* Start Given information *

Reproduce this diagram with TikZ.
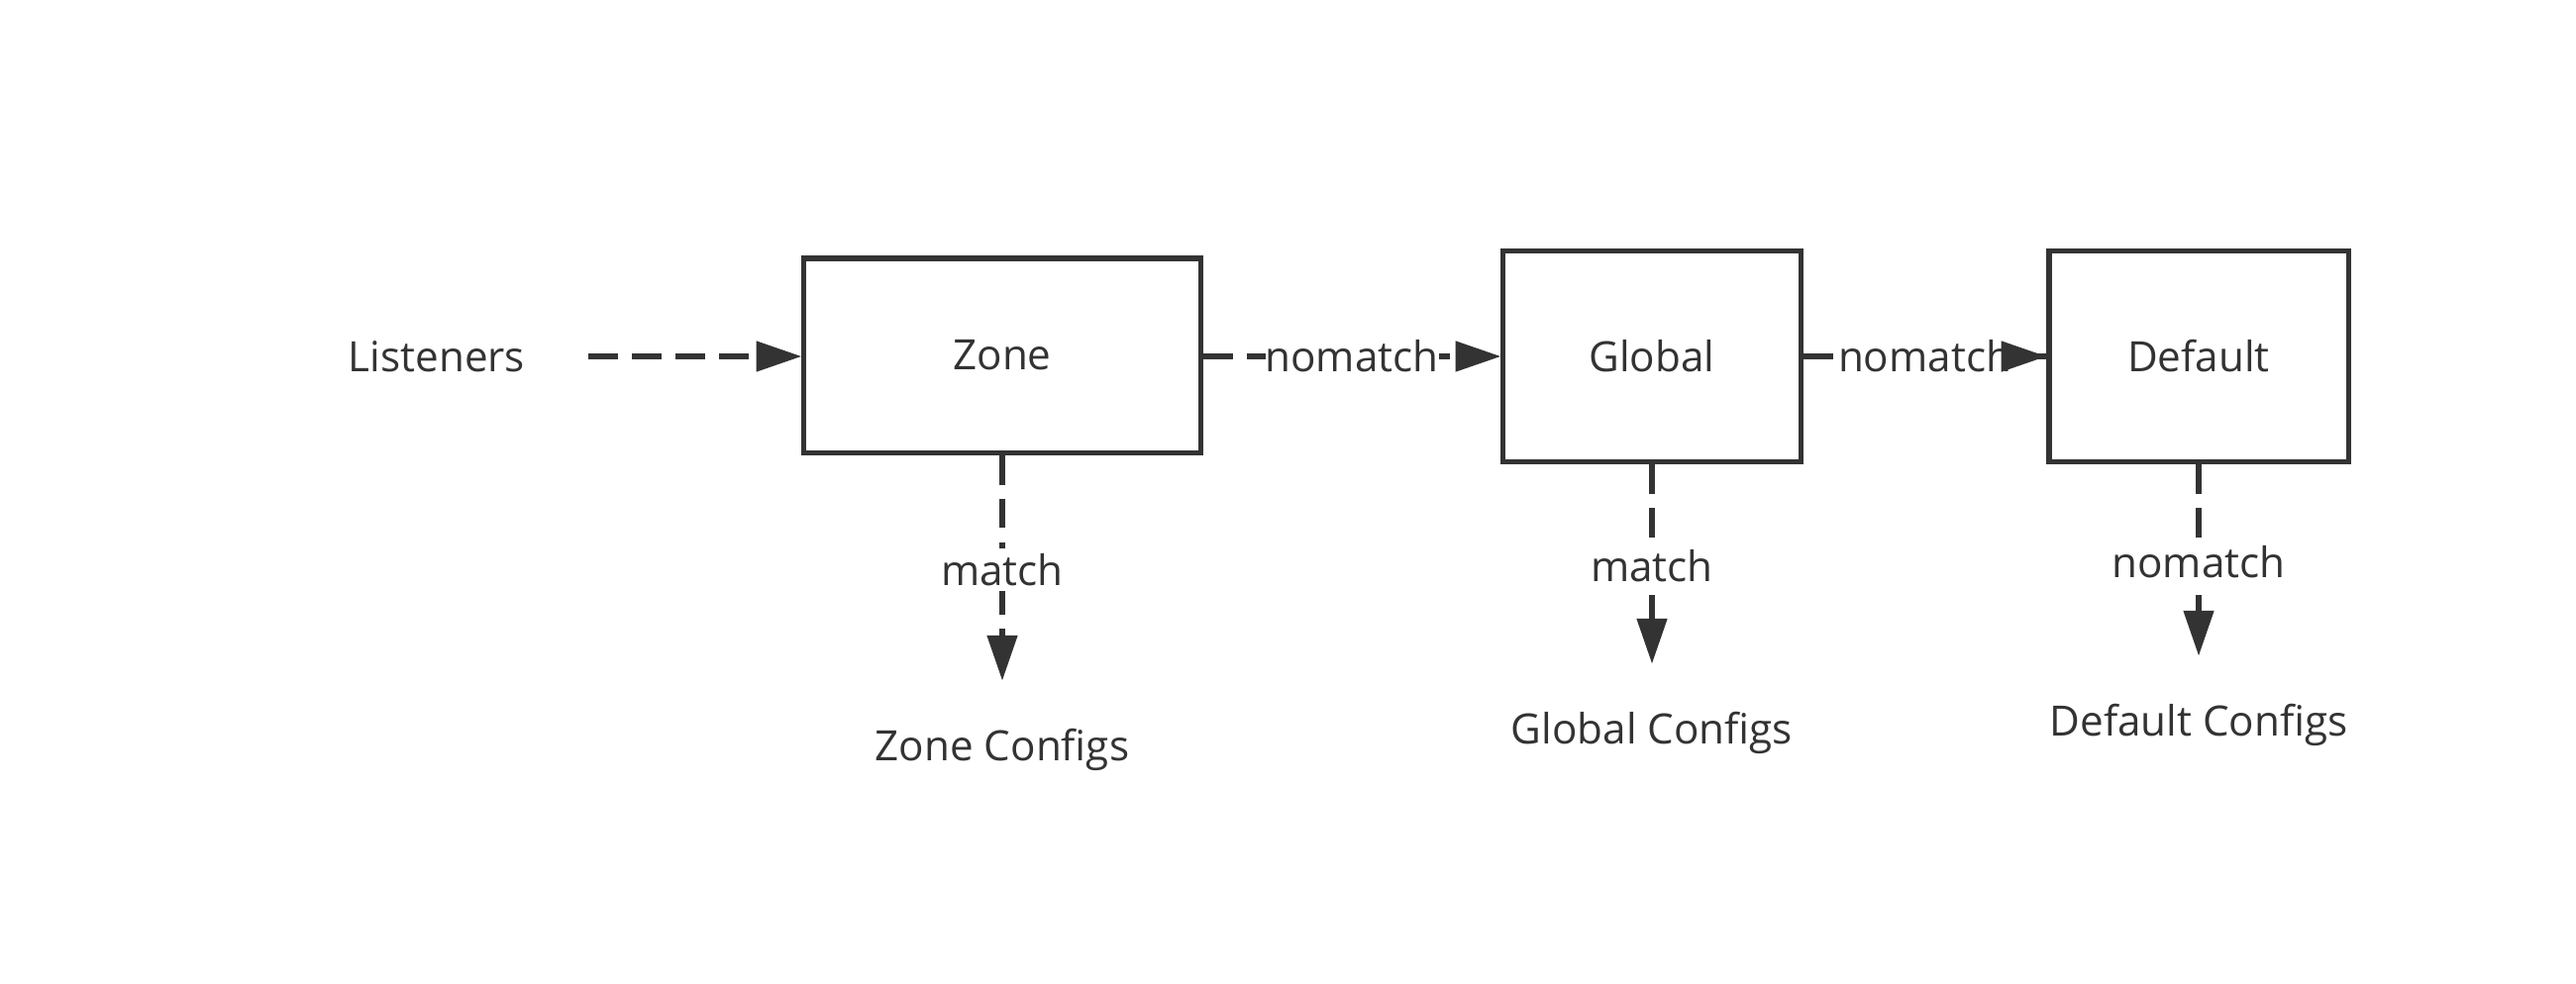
\documentclass[tikz,border=0pt]{standalone}
\usepackage{fontspec}
\setmainfont{Open Sans}
\usetikzlibrary{arrows.meta}
\definecolor{ink}{HTML}{333333}
\begin{document}
\begin{tikzpicture}[x=0.01cm,y=-0.01cm,
  every node/.style={font=\fontsize{12}{14}\selectfont, text=ink},
  box/.style={draw=ink, line width=1.45pt, inner sep=0pt},
  line/.style={draw=ink, line width=1.45pt, dash pattern=on 8.5pt off 4pt},
  flow/.style={line, -{Triangle[length=13pt,width=8.5pt]}},
  lbl/.style={fill=white, inner xsep=0pt, inner ysep=1.5pt},
  plain/.style={inner sep=0pt}]
\useasboundingbox (0,0) rectangle (2601,993);
\node[plain] (lis) at (441,360) {Listeners};
\node[box, minimum width=4cm, minimum height=1.96cm] (zone) at (1012,359) {Zone};
\node[box, minimum width=3cm, minimum height=2.13cm] (glob) at (1668,360) {Global};
\node[box, minimum width=3.02cm, minimum height=2.13cm] (def) at (2220,360) {Default};
\node[plain, anchor=north] (zc) at (1012,735) {Zone Configs};
\node[plain, anchor=north] (gc) at (1668,718) {Global Configs};
\node[plain, anchor=north] (dc) at (2220,710) {Default Configs};
\draw[flow, shorten <=18pt] (lis.east) -- (zone.west |- lis.east);
\draw[flow] (zone.east |- glob.west) -- node[lbl] {nomatch} (glob.west);
\draw[line] (glob.east) -- node[lbl] {nomatch} (def.west);
\draw[flow, solid, shorten <=60pt] (glob.east) -- (def.west);
\draw[flow, shorten >=13.5pt] (zone.south) -- node[lbl, pos=0.42] {match} (zc.north);
\draw[flow, shorten >=13.5pt] (glob.south) -- node[lbl, pos=0.41] {match} (gc.north);
\draw[flow, shorten >=13.5pt] (def.south) -- node[lbl, pos=0.41] {nomatch} (dc.north);
\end{tikzpicture}
\end{document}
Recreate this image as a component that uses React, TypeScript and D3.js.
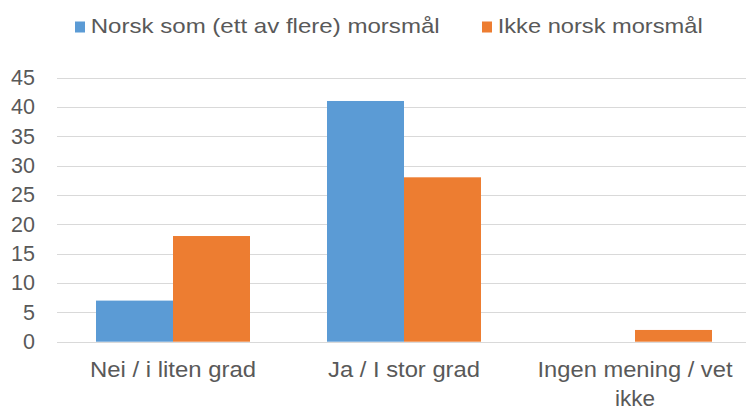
import React from 'react';
import * as d3 from 'd3';

// categories and series
const categories = ['Nei / i liten grad', 'Ja / I stor grad', 'Ingen mening / vet ikke'];
const categoryLines = [['Nei / i liten grad'], ['Ja / I stor grad'], ['Ingen mening / vet', 'ikke']];
const seriesNames = ['Norsk som (ett av flere) morsmål', 'Ikke norsk morsmål'];
const norskValues = [7, 41, 0];
const ikkeNorskValues = [18, 28, 2];
const yTicks = [0, 5, 10, 15, 20, 25, 30, 35, 40, 45];
const colors = ['#5B9BD5', '#ED7D31'];

const W = 746;
const H = 409;
const font = '"Liberation Sans", Arial, sans-serif';
const textColor = '#595959';

// measured text widths in the reference (the original font runs wider)
const lineWidths: Record<string, number> = {
    'Nei / i liten grad': 166,
    'Ja / I stor grad': 152,
    'Ingen mening / vet': 195,
    'ikke': 40,
};
const legendWidths = [349, 205];

function App() {
    const margin = { top: 77.5, bottom: 67.3, left: 57.5, right: -4.5 };

    const x0 = d3.scaleBand()
        .domain(categories)
        .range([margin.left, W - margin.right])
        .paddingInner(1 / 3)
        .paddingOuter(1 / 6);

    const x1 = d3.scaleBand()
        .domain(seriesNames)
        .range([0, x0.bandwidth()]);

    const y = d3.scaleLinear()
        .domain([0, 45])
        .range([H - margin.bottom, margin.top]);

    const series = [norskValues, ikkeNorskValues];

    const legendX = [75, 482];

    return (
        <svg width={W} height={H} style={{ position: 'absolute', left: 0, top: 0, display: 'block' }}>
            <rect width={W} height={H} fill="#fff" />
            {/* gridlines */}
            {yTicks.map((t) => (
                <line key={t} x1={57} x2={746} y1={Math.round(y(t)) + 0.5} y2={Math.round(y(t)) + 0.5} stroke="#d9d9d9" strokeWidth={1} />
            ))}
            {/* y labels */}
            {yTicks.map((t) => (
                <text key={'l' + t} x={35} y={y(t) + 7.5} textAnchor="end" fontFamily={font} fontSize={21.5} fill={textColor}>{t}</text>
            ))}
            {/* bars */}
            {categories.map((c, i) => (
                <g key={c} transform={`translate(${x0(c)},0)`}>
                    {seriesNames.map((s, j) => {
                        const v = series[j][i];
                        if (!v) return null;
                        return (
                            <rect key={s} x={x1(s)} y={y(v)} width={x1.bandwidth()} height={y(0) - y(v)} fill={colors[j]} />
                        );
                    })}
                </g>
            ))}
            {/* category labels */}
            {categories.map((c, i) =>
                categoryLines[i].map((ln, k) => (
                    <text key={c + k} x={(x0(c) as number) + x0.bandwidth() / 2} y={377 + k * 28.7}
                        textAnchor="middle" fontFamily={font} fontSize={22} fill={textColor}
                        textLength={lineWidths[ln]} lengthAdjust="spacingAndGlyphs">{ln}</text>
                ))
            )}
            {/* legend */}
            {seriesNames.map((s, j) => (
                <g key={'lg' + s}>
                    <rect x={legendX[j]} y={21.5} width={10} height={11} fill={colors[j]} />
                    <text x={legendX[j] + 15.7} y={33.3} fontFamily={font} fontSize={21} fill={textColor}
                        textLength={legendWidths[j]} lengthAdjust="spacingAndGlyphs">{s}</text>
                </g>
            ))}
        </svg>
    );
}

export default App;
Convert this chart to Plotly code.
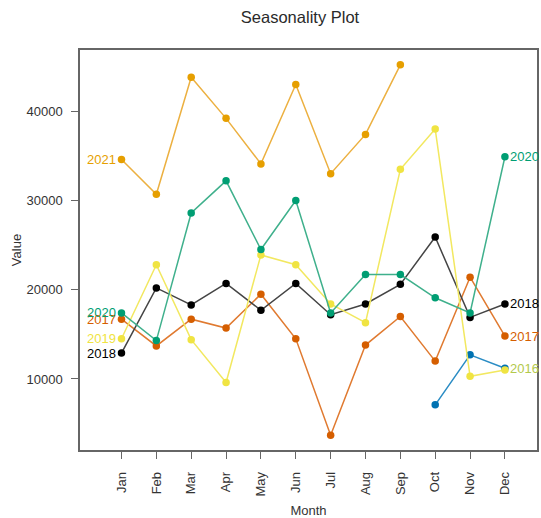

* End Given information *

◆ What you should do ◆
Quote everything in the listing above exactly; pictures are the only thing to omit.

◆ Result of the task ◆
Reproduce this diagram with TikZ.
\documentclass[tikz,border=0pt]{standalone}
\usepackage{fontspec}
\setmainfont{Open Sans}
\usetikzlibrary{arrows.meta}
\definecolor{ink}{HTML}{333333}
\begin{document}
\begin{tikzpicture}[x=0.01cm,y=-0.01cm,
  every node/.style={font=\fontsize{12}{14}\selectfont, text=ink},
  box/.style={draw=ink, line width=1.45pt, inner sep=0pt},
  line/.style={draw=ink, line width=1.45pt, dash pattern=on 8.5pt off 4pt},
  flow/.style={line, -{Triangle[length=13pt,width=8.5pt]}},
  lbl/.style={fill=white, inner xsep=0pt, inner ysep=1.5pt},
  plain/.style={inner sep=0pt}]
\useasboundingbox (0,0) rectangle (2601,993);
\node[plain] (lis) at (441,360) {Listeners};
\node[box, minimum width=4cm, minimum height=1.96cm] (zone) at (1012,359) {Zone};
\node[box, minimum width=3cm, minimum height=2.13cm] (glob) at (1668,360) {Global};
\node[box, minimum width=3.02cm, minimum height=2.13cm] (def) at (2220,360) {Default};
\node[plain, anchor=north] (zc) at (1012,735) {Zone Configs};
\node[plain, anchor=north] (gc) at (1668,718) {Global Configs};
\node[plain, anchor=north] (dc) at (2220,710) {Default Configs};
\draw[flow, shorten <=18pt] (lis.east) -- (zone.west |- lis.east);
\draw[flow] (zone.east |- glob.west) -- node[lbl] {nomatch} (glob.west);
\draw[line] (glob.east) -- node[lbl] {nomatch} (def.west);
\draw[flow, solid, shorten <=60pt] (glob.east) -- (def.west);
\draw[flow, shorten >=13.5pt] (zone.south) -- node[lbl, pos=0.42] {match} (zc.north);
\draw[flow, shorten >=13.5pt] (glob.south) -- node[lbl, pos=0.41] {match} (gc.north);
\draw[flow, shorten >=13.5pt] (def.south) -- node[lbl, pos=0.41] {nomatch} (dc.north);
\end{tikzpicture}
\end{document}
Recreate this image as a component that uses React, TypeScript and D3.js.
import React from 'react';
import * as d3 from 'd3';

// categories and series
const categories = ['Nei / i liten grad', 'Ja / I stor grad', 'Ingen mening / vet ikke'];
const categoryLines = [['Nei / i liten grad'], ['Ja / I stor grad'], ['Ingen mening / vet', 'ikke']];
const seriesNames = ['Norsk som (ett av flere) morsmål', 'Ikke norsk morsmål'];
const norskValues = [7, 41, 0];
const ikkeNorskValues = [18, 28, 2];
const yTicks = [0, 5, 10, 15, 20, 25, 30, 35, 40, 45];
const colors = ['#5B9BD5', '#ED7D31'];

const W = 746;
const H = 409;
const font = '"Liberation Sans", Arial, sans-serif';
const textColor = '#595959';

// measured text widths in the reference (the original font runs wider)
const lineWidths: Record<string, number> = {
    'Nei / i liten grad': 166,
    'Ja / I stor grad': 152,
    'Ingen mening / vet': 195,
    'ikke': 40,
};
const legendWidths = [349, 205];

function App() {
    const margin = { top: 77.5, bottom: 67.3, left: 57.5, right: -4.5 };

    const x0 = d3.scaleBand()
        .domain(categories)
        .range([margin.left, W - margin.right])
        .paddingInner(1 / 3)
        .paddingOuter(1 / 6);

    const x1 = d3.scaleBand()
        .domain(seriesNames)
        .range([0, x0.bandwidth()]);

    const y = d3.scaleLinear()
        .domain([0, 45])
        .range([H - margin.bottom, margin.top]);

    const series = [norskValues, ikkeNorskValues];

    const legendX = [75, 482];

    return (
        <svg width={W} height={H} style={{ position: 'absolute', left: 0, top: 0, display: 'block' }}>
            <rect width={W} height={H} fill="#fff" />
            {/* gridlines */}
            {yTicks.map((t) => (
                <line key={t} x1={57} x2={746} y1={Math.round(y(t)) + 0.5} y2={Math.round(y(t)) + 0.5} stroke="#d9d9d9" strokeWidth={1} />
            ))}
            {/* y labels */}
            {yTicks.map((t) => (
                <text key={'l' + t} x={35} y={y(t) + 7.5} textAnchor="end" fontFamily={font} fontSize={21.5} fill={textColor}>{t}</text>
            ))}
            {/* bars */}
            {categories.map((c, i) => (
                <g key={c} transform={`translate(${x0(c)},0)`}>
                    {seriesNames.map((s, j) => {
                        const v = series[j][i];
                        if (!v) return null;
                        return (
                            <rect key={s} x={x1(s)} y={y(v)} width={x1.bandwidth()} height={y(0) - y(v)} fill={colors[j]} />
                        );
                    })}
                </g>
            ))}
            {/* category labels */}
            {categories.map((c, i) =>
                categoryLines[i].map((ln, k) => (
                    <text key={c + k} x={(x0(c) as number) + x0.bandwidth() / 2} y={377 + k * 28.7}
                        textAnchor="middle" fontFamily={font} fontSize={22} fill={textColor}
                        textLength={lineWidths[ln]} lengthAdjust="spacingAndGlyphs">{ln}</text>
                ))
            )}
            {/* legend */}
            {seriesNames.map((s, j) => (
                <g key={'lg' + s}>
                    <rect x={legendX[j]} y={21.5} width={10} height={11} fill={colors[j]} />
                    <text x={legendX[j] + 15.7} y={33.3} fontFamily={font} fontSize={21} fill={textColor}
                        textLength={legendWidths[j]} lengthAdjust="spacingAndGlyphs">{s}</text>
                </g>
            ))}
        </svg>
    );
}

export default App;
Convert this chart to Plotly code.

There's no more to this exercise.